The second most important move is Owen Paterson’s transfer to DEFRA. Paterson is one of the most trenchant EU reformers and a supporter of some sort of EU-related referendum. He has now been given responsibility for two policy areas – fishing and farming – which are almost entirely decided in Brussels. Paterson was the shadow fisheries minister under Michael Howard, when he called for the repatriation of the Common Fisheries Policy. This could set Cameron up for a second announcement at the conference – or at least an attempt to show his party that the Coalition is achieving EU reform – since, as we speak, the Common Fisheries Policy could, possibly, be moving in the direction of more ‘regionalisation’ , i.e. neighbouring member states being given more discretion to sort out quotas amongst themselves. Still a long way off fromPatterson’s proposals though and amongst backbench MPs and the grassroots, it is likely to be perceived as a fairly minor concession in any case.

On Common Agricultural Policy Reform, currently part of the negotiations over the EU’s next long term budget (to run between 2014 and 2020), despite his strong views, Paterson is unlikely to be able to change the directionof travel. The UK is pushing for an overall freeze to the EU budget, meaning that the CAP will largely stay unreformed (see herehere, here  and here for detailed discussion). In addition, Paterson may not want to rock the tractor, so to speak, given that his constituency is pretty rural, while the brief is led by the FCO and the Treasury anyway.
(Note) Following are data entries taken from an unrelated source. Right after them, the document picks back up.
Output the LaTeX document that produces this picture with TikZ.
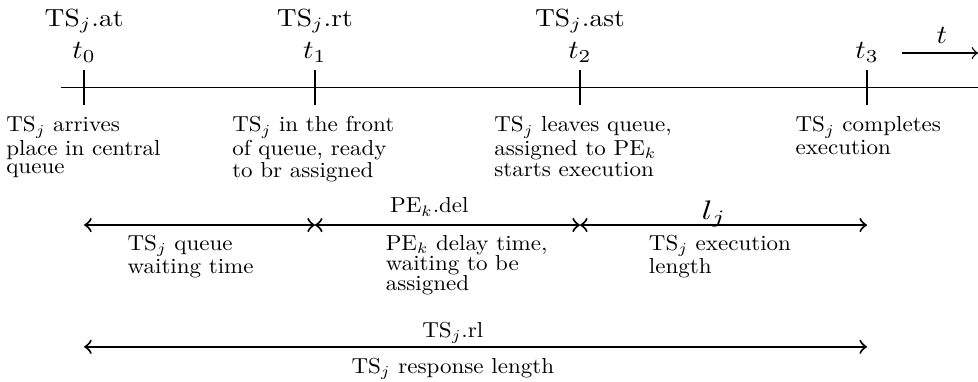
\documentclass[tikz,border=0pt]{standalone}
\usepackage{amssymb,amsmath}
\usepackage{tikz}

\begin{document}
\begin{tikzpicture}
\useasboundingbox (0,0) rectangle (10,3.896);

% time axis
\coordinate (S) at (0.62,3);
\coordinate (E) at (10,3);
\coordinate (A) at (0.86,3);
\coordinate (B) at (3.22,3);
\coordinate (C) at (5.93,3);
\coordinate (D) at (8.865,3);
\coordinate (tS) at (9.22,3.354);
\coordinate (tE) at (10,3.354);
\draw (S) -- (E);
\foreach \n in {A,B,C,D}
    \draw (\n) ++(0,0.18) -- ++(0,-0.36);

\begin{scope}[every node/.style={anchor=base,xscale=0.8,yscale=0.72}]
    \node (TA) at (0.86,3.63) {TS$_j$.at};
    \node (TB) at (3.22,3.63) {TS$_j$.rt};
    \node (TC) at (5.93,3.63) {TS$_j$.ast};
\end{scope}
\begin{scope}[every node/.style={anchor=base,xscale=0.84,yscale=0.76}]
    \node (tA) at (0.86,3.30) {$t_0$};
    \node (tB) at (3.22,3.30) {$t_1$};
    \node (tC) at (5.93,3.30) {$t_2$};
    \node (tD) at (8.865,3.30) {$t_3$};
    \node (tt) at (9.63,3.456) {$t$};
\end{scope}
\draw[->] (tS) -- (tE);

\begin{scope}[every node/.style={font=\fontsize{10}{8.6}\selectfont,
              anchor=north west,align=left,inner sep=0pt,xscale=0.67,yscale=0.63}]
    \node (DA) at (0.06,2.709) {TS$_j$ arrives\\place in central\\queue};
    \node (DB) at (2.37,2.709) {TS$_j$ in the front\\of queue, ready\\to br assigned};
    \node (DC) at (5.05,2.709) {TS$_j$ leaves queue,\\assigned to PE$_k$\\starts execution};
    \node (DD) at (8.13,2.709) {TS$_j$ completes\\execution};
    \node[font=\fontsize{10}{9.25}\selectfont] (wq) at (1.30,1.495) {TS$_j$ queue\\waiting time};
    \node[font=\fontsize{10}{9.25}\selectfont] (wd) at (3.94,1.495) {PE$_k$ delay time,\\waiting to be\\assigned};
    \node[font=\fontsize{10}{9.25}\selectfont] (wl) at (6.63,1.495) {TS$_j$ execution\\length};
\end{scope}

% intervals
\coordinate (A1) at (0.86,1.595);
\coordinate (B1) at (3.22,1.595);
\coordinate (C1) at (5.93,1.595);
\coordinate (D1) at (8.865,1.595);
\coordinate (A2) at (0.86,0.35);
\coordinate (D2) at (8.865,0.35);

\begin{scope}[every edge/.style={draw=black,semithick,<->}]
    \path (A1) edge (B1);
    \path (B1) edge (C1);
    \path (C1) edge (D1);
    \path (A2) edge (D2);
\end{scope}

\begin{scope}[every node/.style={anchor=base,xscale=0.67,yscale=0.63}]
    \node (del) at (4.39,1.72) {PE$_k$.del};
    \node (rl) at (4.63,0.45) {TS$_j$.rl};
    \node (resp) at (4.63,0.082) {TS$_j$ response length};
\end{scope}
\node[anchor=base,xscale=1,yscale=0.78] (lj) at (7.30,1.65) {$l_j$};
\end{tikzpicture}
\end{document}
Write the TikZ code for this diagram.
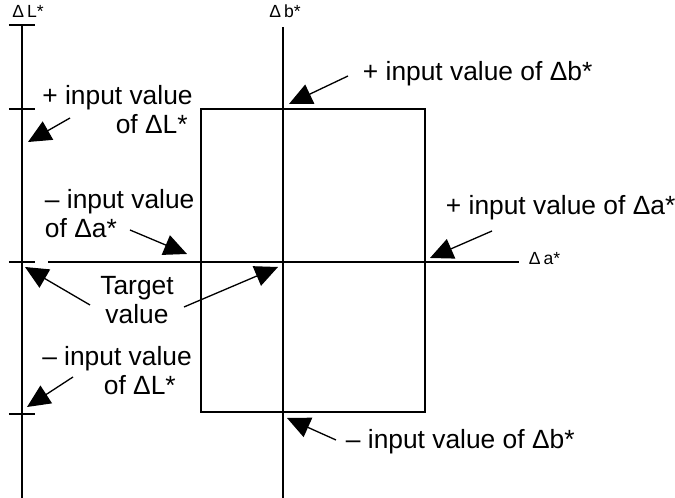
\documentclass[tikz,border=0pt]{standalone}
\usepackage{fontspec}
\setmainfont{Liberation Sans}
\usetikzlibrary{arrows.meta}

\begin{document}
\begin{tikzpicture}[line width=1.1pt,
  lbl/.style={font=\fontsize{15}{16.5}\selectfont, inner sep=0pt},
  axlbl/.style={font=\fontsize{10}{11}\selectfont, inner sep=0pt},
  ptr/.style={line width=0.75pt, -{Triangle[length=0.46cm, width=0.42cm]}}]
  \useasboundingbox (0,0) rectangle (13.5,9.96);
  % axes
  \coordinate (Lbot) at (0.44,0);
  \coordinate (Ltop) at (0.44,9.46);
  \coordinate (bbot) at (5.66,0);
  \coordinate (btop) at (5.66,9.42);
  \coordinate (aleft) at (0.96,4.72);
  \coordinate (aright) at (10.38,4.72);
  \draw (Lbot) -- (Ltop);
  \draw (bbot) -- (btop);
  \draw (aleft) -- (aright);
  \foreach \y in {9.46,7.78,4.72,1.68}
    \draw (0.18,\y) -- (0.70,\y);
  \draw (4.02,1.72) rectangle (8.50,7.78);
  \node[axlbl, anchor=base] (Lname) at (0.56,9.60) {Δ\,L*};
  \node[axlbl, anchor=base] (bname) at (5.70,9.60) {Δ\,b*};
  \node[axlbl, anchor=base west] (aname) at (10.56,4.66) {Δ\,a*};

  % labels
  \node[lbl, align=right] (plusL) at (2.35,7.76) {+ input value\\ of ΔL*\hspace*{0.1cm}};
  \node[lbl, anchor=base west] (plusb) at (7.24,8.34) {+ input value of Δb*};
  \node[lbl, align=left, anchor=west] (minusa) at (0.88,5.69) {– input value\\ of Δa*};
  \node[lbl, anchor=base west] (plusa) at (8.90,5.66) {+ input value of Δa*};
  \node[lbl, align=center] (target) at (2.74,3.96) {Target\\ value};
  \node[lbl, align=right] (minusL) at (2.34,2.54) {– input value\\ of ΔL*\hspace*{0.32cm}};
  \node[lbl, anchor=base west] (minusb) at (6.90,0.98) {– input value of Δb*};

  % pointers
  \coordinate (plusLtail) at (1.40,7.60);
  \coordinate (plusLtip) at (0.56,7.12);
  \coordinate (plusbtail) at (6.96,8.44);
  \coordinate (plusbtip) at (5.78,7.88);
  \coordinate (minusatail) at (2.60,5.36);
  \coordinate (minusatip) at (3.74,4.88);
  \coordinate (plusatail) at (9.84,5.34);
  \coordinate (plusatip) at (8.60,4.80);
  \coordinate (targettailA) at (1.80,3.86);
  \coordinate (targettipA) at (0.50,4.62);
  \coordinate (targettailB) at (3.68,3.82);
  \coordinate (targettipB) at (5.56,4.62);
  \coordinate (minusLtail) at (1.46,2.42);
  \coordinate (minusLtip) at (0.54,1.82);
  \coordinate (minusbtail) at (6.72,1.16);
  \coordinate (minusbtip) at (5.74,1.60);
  \draw[ptr] (plusLtail) -- (plusLtip);
  \draw[ptr] (plusbtail) -- (plusbtip);
  \draw[ptr] (minusatail) -- (minusatip);
  \draw[ptr] (plusatail) -- (plusatip);
  \draw[ptr] (targettailA) -- (targettipA);
  \draw[ptr] (targettailB) -- (targettipB);
  \draw[ptr] (minusLtail) -- (minusLtip);
  \draw[ptr] (minusbtail) -- (minusbtip);
\end{tikzpicture}
\end{document}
Paterson also has a climate change-sceptic streak which may have an impact on how he handles the environmental side of the DEFRA brief and when this crosses over with EU policy (though DEFRA is more biodiversity than emissions).
 

That the re-shuffle won’t bring in people who willshake-up the Coalition’s EU budget policy is a shame, since the EU budget doesn’t only need to be frozen but also radically reformed on substance – as we’ve shown repeatedly and comprehensively.
 

Other less significant moves are Baroness Warsi’s replacement for a retiring Lord Howell as FCO spokesman in the Lords. Lord Howell, another EU reformer with a great personal commitment to the Commonwealth, carried out his role with charm and expertise and will be a hard act to follow. It’ll be interesting to see how Warsi will work out in that role.